L'un des trois romans de lancement de la collection fantasy de Calmann-Lévy est précédé d'une réputation flatteuse. La mérite-t-il ? C'est ce que nous allons tenter de découvrir...
Le moins que l'on puisse dire, c'est qu'il s'agit là d'un roman étrange. Le rythme se montre plutôt indolent, les non-dits sont nombreux, et la narration à la 1ere personne, avec moult appartés, prend tout son sens. Ici, il ne s'agit pas d'un simple changement de pronom pour donner un ton plus intime, c'est souvent un véritable journal à l'adresse du frère du héros. Une tendance qui logiquement s'atténue cependant passés les premiers chapitres.
Le héros justement, se révèle d'ailleurs assez atypique. Enfant dans un corps d'adulte, Able - car tel est son nouveau nom... - ne s'en laisse pas compter, et affiche une belle détermination. Comme si le Mythgarthr représentait le point de chute qu'il attendait, espérait, depuis toujours tout simplement, sans en avoir eu conscience.

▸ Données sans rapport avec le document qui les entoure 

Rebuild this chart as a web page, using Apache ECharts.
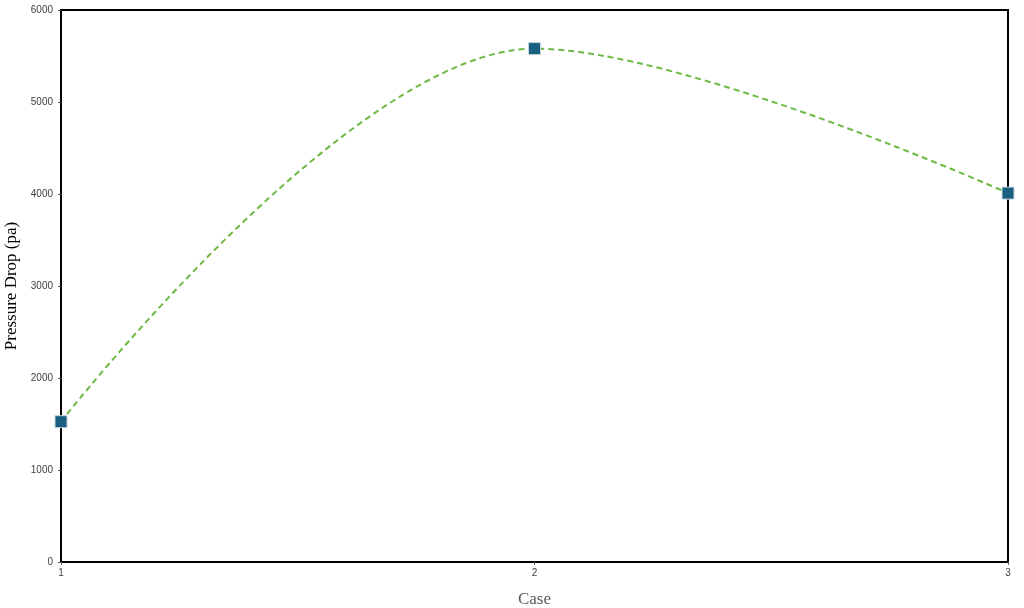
<!DOCTYPE html>
<html><head><meta charset="utf-8">
<script src="https://cdn.jsdelivr.net/npm/echarts@6/dist/echarts.min.js"></script>
<style>html,body{margin:0;padding:0;background:#fff}#c{width:1024px;height:608px}</style>
</head><body><div id="c"></div>
<script>
const cases = [1, 2, 3];
const pressureDrop = [1525, 5580, 4010];
const yTicks = [0, 1000, 2000, 3000, 4000, 5000, 6000];

const chart = echarts.init(document.getElementById('c'));
chart.setOption({
  animation: false,
  grid: { left: 61, right: 16, top: 10, bottom: 46, show: true, borderColor: '#000', borderWidth: 2,
          containLabel: false, outerBoundsMode: 'none' },
  xAxis: {
    type: 'value', min: 1, max: 3, interval: 1,
    name: 'Case', nameLocation: 'middle', nameGap: 29,
    nameTextStyle: { fontFamily: 'Liberation Serif', fontSize: 17, color: '#595959' },
    axisLine: { lineStyle: { color: '#000', width: 2 } },
    axisTick: { show: true, length: 3, lineStyle: { color: '#595959' } },
    axisLabel: { fontFamily: 'Liberation Sans', fontSize: 10, color: '#404040', margin: 6,
                 formatter: v => String(v) },
    splitLine: { show: false }
  },
  yAxis: {
    type: 'value', min: yTicks[0], max: yTicks[yTicks.length - 1], interval: 1000,
    name: 'Pressure Drop (pa)', nameLocation: 'middle', nameGap: 35,
    nameTextStyle: { fontFamily: 'Liberation Serif', fontSize: 17, color: '#000' },
    axisLine: { show: true, lineStyle: { color: '#000', width: 2 } },
    axisTick: { show: true, length: 3, lineStyle: { color: '#595959' } },
    axisLabel: { fontFamily: 'Liberation Sans', fontSize: 10, color: '#404040', margin: 8,
                 formatter: v => String(v) },
    splitLine: { show: false }
  },
  series: [{
    type: 'line',
    data: cases.map((c, i) => [c, pressureDrop[i]]),
    smooth: 0.35,
    symbol: 'rect', symbolSize: 12,
    itemStyle: { color: '#185f80', borderColor: '#c8d4dc', borderWidth: 1 },
    lineStyle: { color: '#6cb944', width: 2, type: [6, 4] }
  }]
});
</script></body></html>
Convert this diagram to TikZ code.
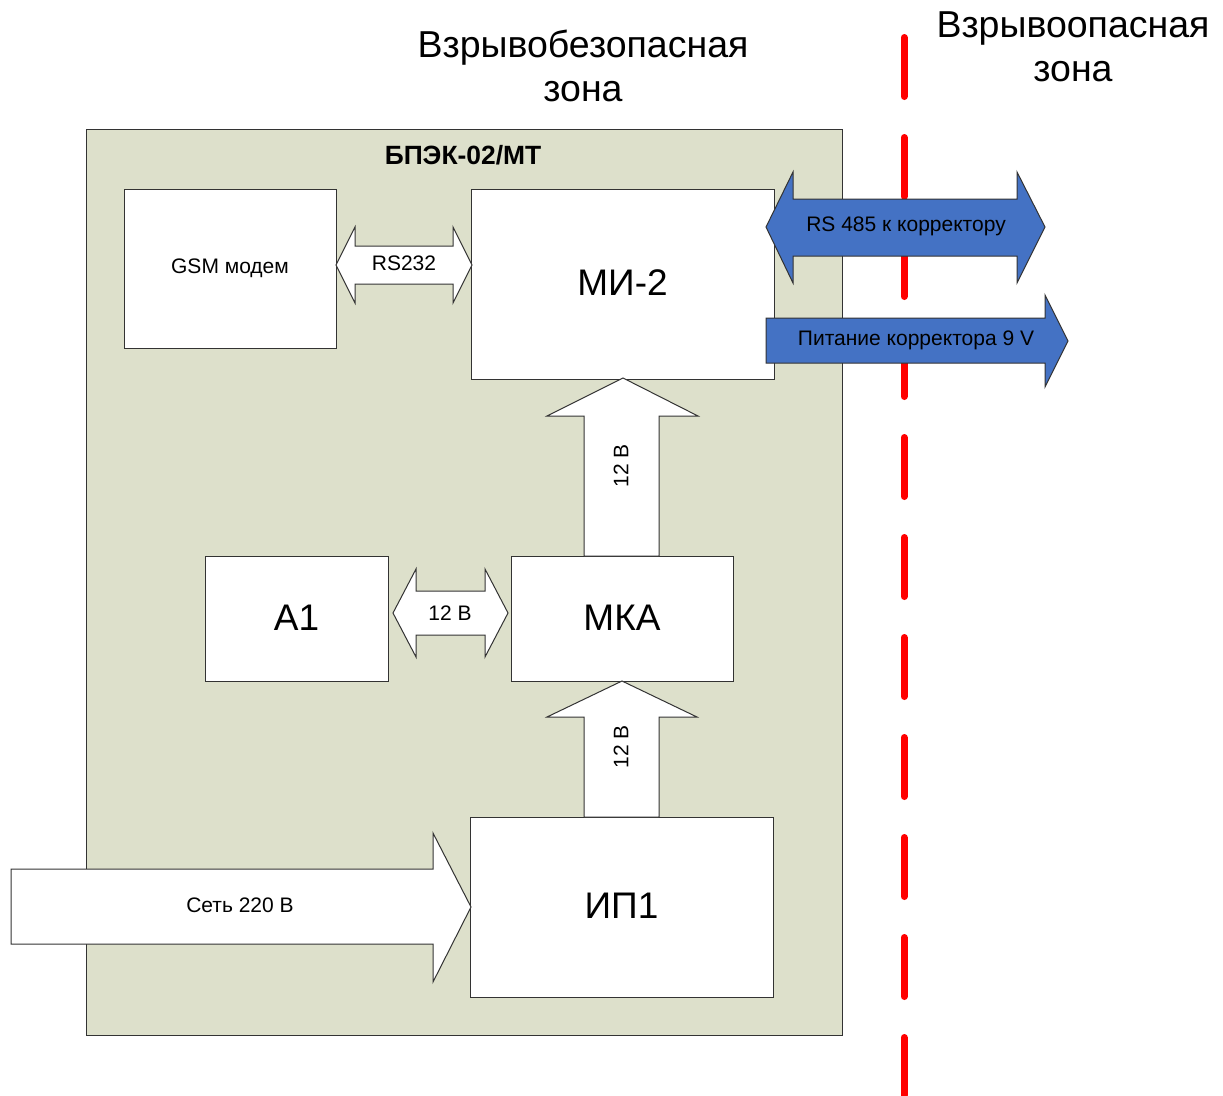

Mais son assurance, sa candeur, ne sont pas arrogance ! Il saura en effet reconnaître ses torts, ou ses doutes.
Et l'on en vient au sujet même du roman : que représente la fonction de chevalier ? Qui pour l'incarner ? A travers le prisme d'une rencontre, celle du noble messire Ravd, Able va façonner sa nouvelle destinée, peu à peu, au gré de ses absences (lorsqu'il rejoint d'autres dimensions du monde où le temps s'écoule différemment), de ses rencontres... Ce qui lui vaut d'ailleurs de se retrouver entouré d'une belle brochette de seconds rôles !
Le genre est-il pour autant révolutionné ? S'il s'avère exact que l'on dénombre la plupart des ingrédients de la fantasy épique (chevaliers, dragons, monstres, magie, etc...), ils ne sont pas pour autant complètement transformés sous un angle inédit. Il serait plus précisément question d'un ton à part. Gene Wolfe n'est pas un débutant, et cela se sent, à chaque mot. Mais il apporte une fraîcheur qui se perçoit tout autant. En cela, on pourrait effectivement le rapprocher par certains aspects d'une version plus adulte des Chroniques de Narnia, comme évoqué en 4eme de couverture.
Et quand bien même demeure-t-on quelque peu indécis sur le fond, on reviendra avec plaisir (quelle fin !) sur les rivages du monde élaboré par l'auteur, un univers à plusieurs niveaux qui ne manque d'ailleurs pas d'allusions aux classiques (Les Parques, le chevalier vert, etc...) éveillant des échos dans l'inconscient du lecteur, en attente de révélations et éclaircissements.
Le second, et dernier, tome de cet intriguant diptyque sort ce mois-ci aux Etats-Unis, et devrait paraître en mai prochain pour la VF.